The gut performs a wide array of functions ranging from digestion and absorption across different compartments along the gut. Additionally, there is a precise activity of skeletal muscles and smooth muscles that allow the contractions of the gut. The secretion of mucus, enzymes and salts occurs at correct timing and intervals. The epithelial barrier between the lumen and the inner environment not only absorbs but also does not allow the leakage of materials in the intestine such as the enzymes or bacteria into the inner environment. There are also immune cells in the barrier that maintain the immunity of the gut. The enteric nervous system (ENS) regulates all these activities. This system is composed of 100 million neurons and usually functions in sync with the central nervous system (CNS).
However, research published by Rao and Gershon in 2016 in Nature reviews Gastroenterology & hepatology, states that the presence of intrinsic microcircuits in the ENS can allow this system to work autonomously without the CNS. Also, the anatomy, signaling circuits, and neurotransmitters are the same in both the CNS and ENS with many CNS diseases affecting the gut!
For example, research in The Journal of Autism and Developmental Disorders by Marler reviewed that the blood of autism spectrum disorder (ASD) patients had higher levels of serotonin (5-HT) that is secreted by the gut.
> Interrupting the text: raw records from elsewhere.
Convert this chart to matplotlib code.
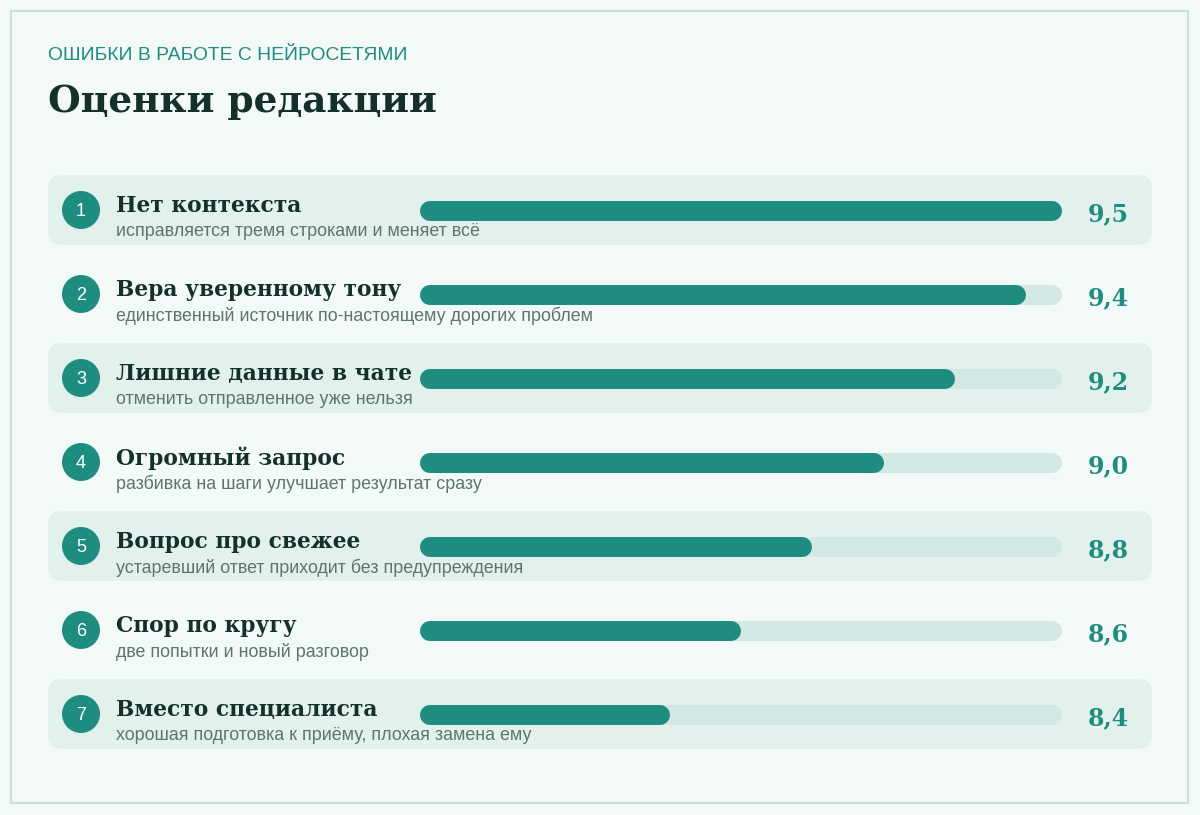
import matplotlib
matplotlib.use("Agg")
import matplotlib.pyplot as plt
from matplotlib.patches import FancyBboxPatch, Circle, Rectangle

kicker = "ОШИБКИ В РАБОТЕ С НЕЙРОСЕТЯМИ"
title = "Оценки редакции"
names = ["Нет контекста", "Вера уверенному тону", "Лишние данные в чате",
         "Огромный запрос", "Вопрос про свежее", "Спор по кругу", "Вместо специалиста"]
notes = ["исправляется тремя строками и меняет всё",
         "единственный источник по-настоящему дорогих проблем",
         "отменить отправленное уже нельзя",
         "разбивка на шаги улучшает результат сразу",
         "устаревший ответ приходит без предупреждения",
         "две попытки и новый разговор",
         "хорошая подготовка к приёму, плохая замена ему"]
scores = [9.5, 9.4, 9.2, 9.0, 8.8, 8.6, 8.4]
labels = ["9,5", "9,4", "9,2", "9,0", "8,8", "8,6", "8,4"]

BG = "#f3f9f7"; BAND = "#e2f1ec"; BAR = "#1f8c80"; TRACK = "#d3e8e4"
DARK = "#14302a"; GREY = "#5f7470"; TEAL = "#1f8c80"
SERIF = ["DejaVu Serif"]
SANS = ["Liberation Sans", "DejaVu Sans"]

W, H = 1200, 815
fig = plt.figure(figsize=(12, 8.15), dpi=100, facecolor=BG)
bg = fig.add_axes([0, 0, 1, 1])
bg.set_xlim(0, W); bg.set_ylim(H, 0); bg.axis("off")
bg.add_patch(Rectangle((11, 11), 1177, 792, fill=False, ec="#c9e0da", lw=1.5))
bg.text(48, 56, kicker, color=TEAL, fontsize=13.9, va="center", family=SANS)
bg.text(48, 101, title, color=DARK, fontsize=27, fontweight="bold", va="center", family=SERIF)

y0, step = 210, 84
for i, (n, nt, lab) in enumerate(zip(names, notes, labels)):
    yc = y0 + i * step
    if i % 2 == 0:
        bg.add_patch(FancyBboxPatch((48, yc - 35), 1104, 70,
                     boxstyle="round,pad=0,rounding_size=14", fc=BAND, ec="none"))
    bg.add_patch(Circle((81, yc), 19, fc=BAR, ec="none"))
    bg.text(81, yc + 1, str(i + 1), color="white", fontsize=13, ha="center", va="center",
            family=SANS)
    bg.text(116, yc - 4, n, color=DARK, fontsize=15.7, fontweight="bold", va="center", family=SERIF)
    bg.text(116, yc + 22, nt, color=GREY, fontsize=12.9, va="center", family=SANS)
    bg.text(1108, yc + 4, lab, color=TEAL, fontsize=17, fontweight="bold", ha="center",
            va="center", family=SERIF)

# bar axes: cap centres at 430 .. 1052 px
ax = fig.add_axes([430 / W, 0, (1052 - 430) / W, 1])
ax.set_xlim(7.755, 9.5)
ax.set_ylim(H, 0)
ax.axis("off")
ax.patch.set_alpha(0)
lw = 20 * 72 / 100
for i, s in enumerate(scores):
    yc = y0 + 1 + i * step
    ax.plot([7.755, 9.5], [yc, yc], color=TRACK, lw=lw, solid_capstyle="round", clip_on=False)
    ax.plot([7.755, s], [yc, yc], color=BAR, lw=lw, solid_capstyle="round", clip_on=False)

fig.savefig("out.png", dpi=100, facecolor=BG)
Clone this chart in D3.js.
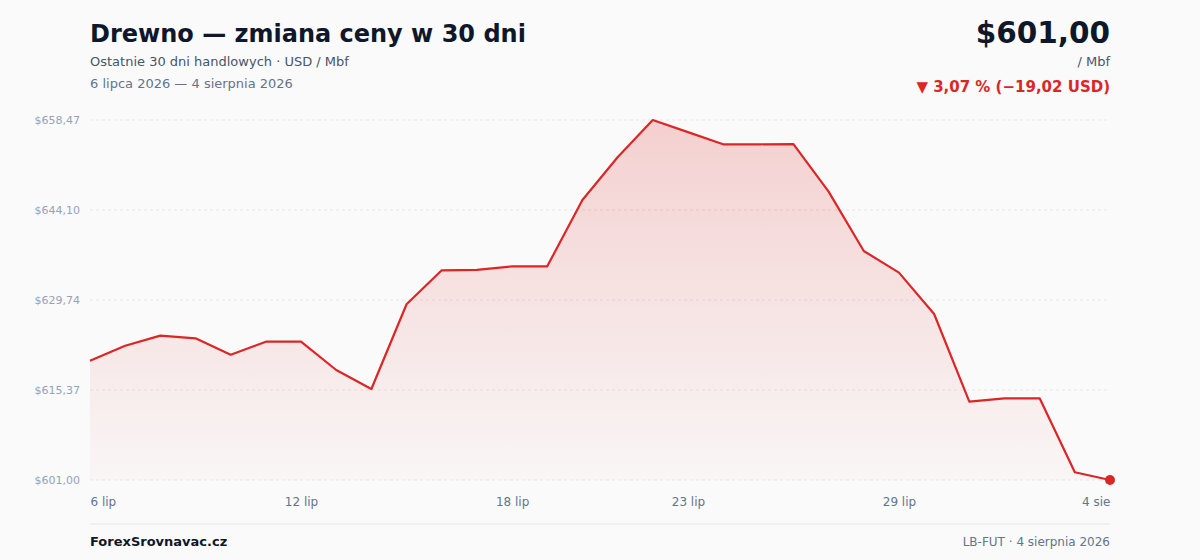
<!DOCTYPE html>
<html><head><meta charset="utf-8">
<script src="https://cdn.jsdelivr.net/npm/d3@7"></script>
<style>
html,body{margin:0;padding:0;background:#fafafa;}
svg{display:block;font-family:"DejaVu Sans",sans-serif;}
</style></head>
<body>
<svg id="c" width="1200" height="560"></svg>
<script>
const dates = ["6 lip","7 lip","8 lip","9 lip","10 lip","11 lip","12 lip","13 lip","14 lip","15 lip","16 lip","17 lip","18 lip","19 lip","20 lip","21 lip","22 lip","23 lip","24 lip","25 lip","26 lip","27 lip","28 lip","29 lip","30 lip","31 lip","1 sie","2 sie","3 sie","4 sie"];
const prices = [620.02,622.44,624.04,623.62,621.00,623.08,623.08,618.56,615.53,629.05,634.48,634.55,635.11,635.11,645.70,652.52,658.47,656.53,654.59,654.59,654.62,647.03,637.56,634.10,627.50,613.50,614.04,614.04,602.23,601.00];
const xTickLabels = ["6 lip","12 lip","18 lip","23 lip","29 lip","4 sie"];
const yTickValues = [601.00,615.37,629.74,644.10,658.47];
const yTickLabels = ["$601,00","$615,37","$629,74","$644,10","$658,47"];

const svg = d3.select("#c");
const L = 90, R = 1110, T = 120, B = 480;
const x = d3.scalePoint().domain(dates).range([L, R]);
const y = d3.scaleLinear().domain([601.00, 658.47]).range([B, T]);

const defs = svg.append("defs");
const g = defs.append("linearGradient").attr("id","ag").attr("x1",0).attr("y1",0).attr("x2",0).attr("y2",1);
g.append("stop").attr("offset","0%").attr("stop-color","#dc2626").attr("stop-opacity",0.2);
g.append("stop").attr("offset","100%").attr("stop-color","#dc2626").attr("stop-opacity",0.02);

// grid
const yAxis = d3.axisLeft(y).tickValues(yTickValues).tickSize(0).tickPadding(10)
  .tickFormat((d,i)=>yTickLabels[i]);
const ya = svg.append("g").attr("transform",`translate(${L},0)`).call(yAxis);
ya.select(".domain").remove();
ya.selectAll("text").attr("fill","#94a3b8").style("font-size","11px").style("font-family","DejaVu Sans");
svg.append("g").selectAll("line").data(yTickValues).join("line")
  .attr("x1",L).attr("x2",R).attr("y1",d=>y(d)).attr("y2",d=>y(d))
  .attr("stroke","#e5e7eb").attr("stroke-width",1).attr("stroke-dasharray","3 3");

// area & line
const data = dates.map((d,i)=>({d, v:prices[i]}));
svg.append("path").datum(data)
  .attr("d", d3.area().x(p=>x(p.d)).y0(B).y1(p=>y(p.v)))
  .attr("fill","url(#ag)");
svg.append("path").datum(data)
  .attr("d", d3.line().x(p=>x(p.d)).y(p=>y(p.v)))
  .attr("fill","none").attr("stroke","#dc2626").attr("stroke-width",2.2).attr("stroke-linejoin","round");
const last = data[data.length-1];
svg.append("circle").attr("cx",x(last.d)).attr("cy",y(last.v)).attr("r",5).attr("fill","#dc2626");

// x axis
const xAxis = d3.axisBottom(x).tickValues(xTickLabels).tickSize(0).tickPadding(0);
const xa = svg.append("g").attr("transform",`translate(0,${B})`).call(xAxis);
xa.select(".domain").remove();
xa.selectAll("text").attr("fill","#64748b").style("font-size","12px").style("font-family","DejaVu Sans")
  .attr("dy",null).attr("y",26)
  .attr("text-anchor",(d,i)=> i===0 ? "start" : (i===xTickLabels.length-1 ? "end" : "middle"));

// header
svg.append("text").attr("x",90).attr("y",42).text("Drewno — zmiana ceny w 30 dni")
  .attr("fill","#0f172a").style("font-size","24px").style("font-weight","bold");
svg.append("text").attr("x",90).attr("y",66).text("Ostatnie 30 dni handlowych · USD / Mbf")
  .attr("fill","#475569").style("font-size","13px");
svg.append("text").attr("x",90).attr("y",88).text("6 lipca 2026 — 4 sierpnia 2026")
  .attr("fill","#64748b").style("font-size","13px");
svg.append("text").attr("x",1110).attr("y",43).attr("text-anchor","end").text("$601,00")
  .attr("fill","#0f172a").style("font-size","29.5px").style("font-weight","bold");
svg.append("text").attr("x",1110).attr("y",66).attr("text-anchor","end").text("/ Mbf")
  .attr("fill","#475569").style("font-size","13px");
svg.append("text").attr("x",1110).attr("y",92).attr("text-anchor","end").text("▼ 3,07 % (−19,02 USD)")
  .attr("fill","#dc2626").style("font-size","15px").style("font-weight","bold");

// footer
svg.append("line").attr("x1",90).attr("x2",1110).attr("y1",524).attr("y2",524)
  .attr("stroke","#e5e7eb").attr("stroke-width",1);
svg.append("text").attr("x",90).attr("y",546).text("ForexSrovnavac.cz")
  .attr("fill","#0f172a").style("font-size","13px").style("font-weight","bold");
svg.append("text").attr("x",1110).attr("y",546).attr("text-anchor","end").text("LB-FUT · 4 sierpnia 2026")
  .attr("fill","#64748b").style("font-size","12px");
</script>
</body></html>
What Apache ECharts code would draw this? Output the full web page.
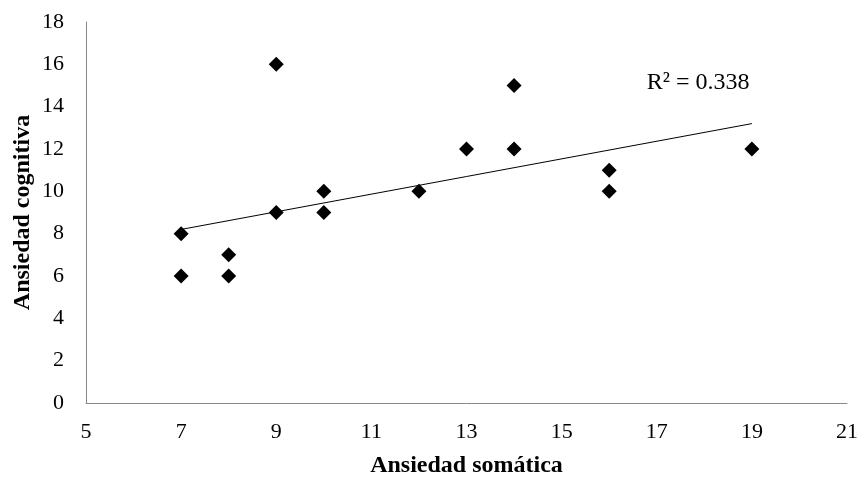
<!DOCTYPE html>
<html>
<head>
<meta charset="utf-8">
<script src="https://cdn.jsdelivr.net/npm/echarts@6/dist/echarts.min.js"></script>
<style>html,body{margin:0;padding:0;background:#fff;}#c{width:859px;height:480px;}</style>
</head>
<body>
<div id="c"></div>
<script>
// Data
var somatica = [7, 7, 8, 8, 9, 9, 10, 10, 12, 13, 14, 14, 16, 16, 19];
var cognitiva = [8, 6, 7, 6, 16, 9, 10, 9, 10, 12, 15, 12, 11, 10, 12];
var trendX = [7, 19];
var trendY = [8.2, 13.2];
var r2Label = 'R² = 0.338';
var r2Pos = [17.87, 15.15];
var xTicks = [5, 7, 9, 11, 13, 15, 17, 19, 21];
var yTicks = [0, 2, 4, 6, 8, 10, 12, 14, 16, 18];

var pts = somatica.map(function (x, i) { return [x, cognitiva[i]]; });
var trend = trendX.map(function (x, i) { return [x, trendY[i]]; });
var font = '"Liberation Serif", "Times New Roman", serif';

var chart = echarts.init(document.getElementById('c'));
chart.setOption({
  animation: false,
  backgroundColor: '#fff',
  grid: { left: 86, top: 22, right: 12, bottom: 77, containLabel: false, outerBoundsMode: 'none' },
  xAxis: {
    type: 'value', min: xTicks[0], max: xTicks[xTicks.length - 1], interval: 2,
    name: 'Ansiedad somática', nameLocation: 'middle', nameGap: 51, nameMoveOverlap: false,
    nameTextStyle: { fontFamily: font, fontSize: 24, fontWeight: 'bold', color: '#000' },
    axisLine: { show: true, lineStyle: { color: '#898989', width: 1 } },
    axisTick: { show: false },
    splitLine: { show: false },
    axisLabel: { fontFamily: font, fontSize: 22, color: '#000', margin: 18 }
  },
  yAxis: {
    type: 'value', min: yTicks[0], max: yTicks[yTicks.length - 1], interval: 2,
    name: 'Ansiedad cognitiva', nameLocation: 'middle', nameGap: 51, nameMoveOverlap: false,
    nameTextStyle: { fontFamily: font, fontSize: 24, fontWeight: 'bold', color: '#000' },
    axisLine: { show: true, lineStyle: { color: '#898989', width: 1 } },
    axisTick: { show: false },
    splitLine: { show: false },
    axisLabel: { fontFamily: font, fontSize: 22, color: '#000', margin: 22 }
  },
  series: [
    {
      type: 'line', data: trend, symbol: 'none', silent: true,
      lineStyle: { color: '#000', width: 1 },
      markPoint: {
        symbol: 'rect', symbolSize: 1,
        itemStyle: { color: 'rgba(0,0,0,0)' },
        data: [{ coord: r2Pos, value: r2Label }],
        label: { show: true, formatter: r2Label, fontFamily: font, fontSize: 24, color: '#000', position: 'inside' }
      }
    },
    {
      type: 'scatter', data: pts, symbol: 'diamond', symbolSize: [15, 15],
      itemStyle: { color: '#000', opacity: 1 }
    }
  ]
});
</script>
</body>
</html>
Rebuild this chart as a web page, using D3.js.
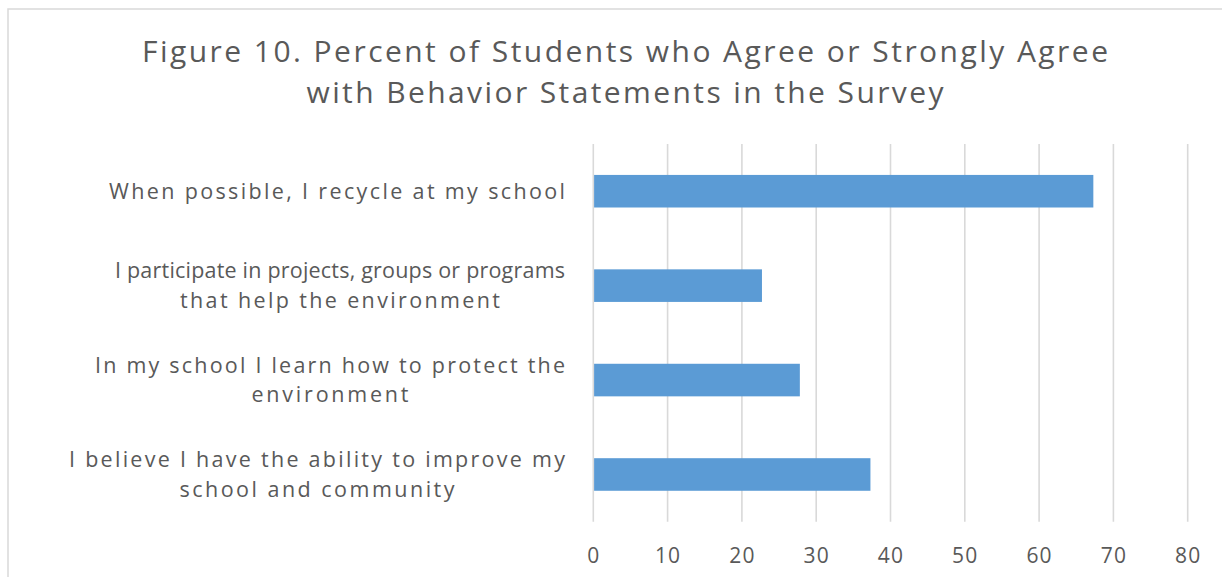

This was connected to the gastrointestinal symptoms such as stool retention or stomach pain seen in these patients. The report also showed the latency of varicella-zoster virus (VZV; the causative agent of chickenpox and shingles) in many neurons including the neurons of the ENS. A mutation called Gly93Ala in superoxide dismutase (SOD1) in mice associated with Amyotrophic lateral sclerosis (a neurodegenerative disease) shows damaged Paneth cells of the gut!
Things get even more interesting when Hsiao and team showed that the host gut microbiota is vital in the “leaky gut” seen in autism spectrum disorder (ASD). The 2013-published Cell article showed that the intestine was repaired when Bacteroides fragilis was administered to an ASD-mice model that also improved several symptoms of ASD in the mice. This opens up the possibility of addressing ASD by targeting the ENS.
These multiple implications of the ENS have earned it the name “the second brain”. In order to develop a system to study the ENS further, researchers, Zhang and Hu published an article in Methods in molecular biology to establish a primary culture of mouse ENS neurons. Few points for successful culture suggested are given below:
- Collagenase was first used to separate the smooth muscle layer and myenteric plexus; the latter was treated with trypsin. Culture conditions allow the survival of only the neurons and glia with the smooth muscle cells dying.
- The collagenase digestion step should be checked every 5 minutes and should be terminated when the tissue becomes white.
- As the myenteric plexus is between muscles, contamination from the lumen is lowered by removing the mucosa and sub-mucosa.
- Attachment of neurons is facilitated by the use of poly-D-lysine/laminin coating or Matrigel™ matrix coating on coverslips that allow the successful culture.
Thus, such primary cultures of the “second brain” can allow the study of physiology and chemical molecules used to treat diseases. Ultimately, the research aims at addressing the root cause of diseases that can be facilitated by such cultures.
Rao, M., & Gershon, M. D. (2016). The bowel and beyond: the enteric nervous system in neurological disorders. Nature reviews. Gastroenterology & hepatology, 13(9), 517–528.
Marler S, et al. Brief report: whole blood serotonin levels and gastrointestinal symptoms in autism spectrum disorder. The Journal of Autism and Developmental Disorders. 2016;46:1124–1130.
Hsiao EY, et al. Microbiota modulate behavioral and physiological abnormalities associated with neurodevelopmental disorders. Cell. 2013;155:1451–1463.
Zhang, Y., & Hu, W. (2013). Mouse enteric neuronal cell culture. Methods in molecular biology (Clifton, N.J.), 1078, 55–63.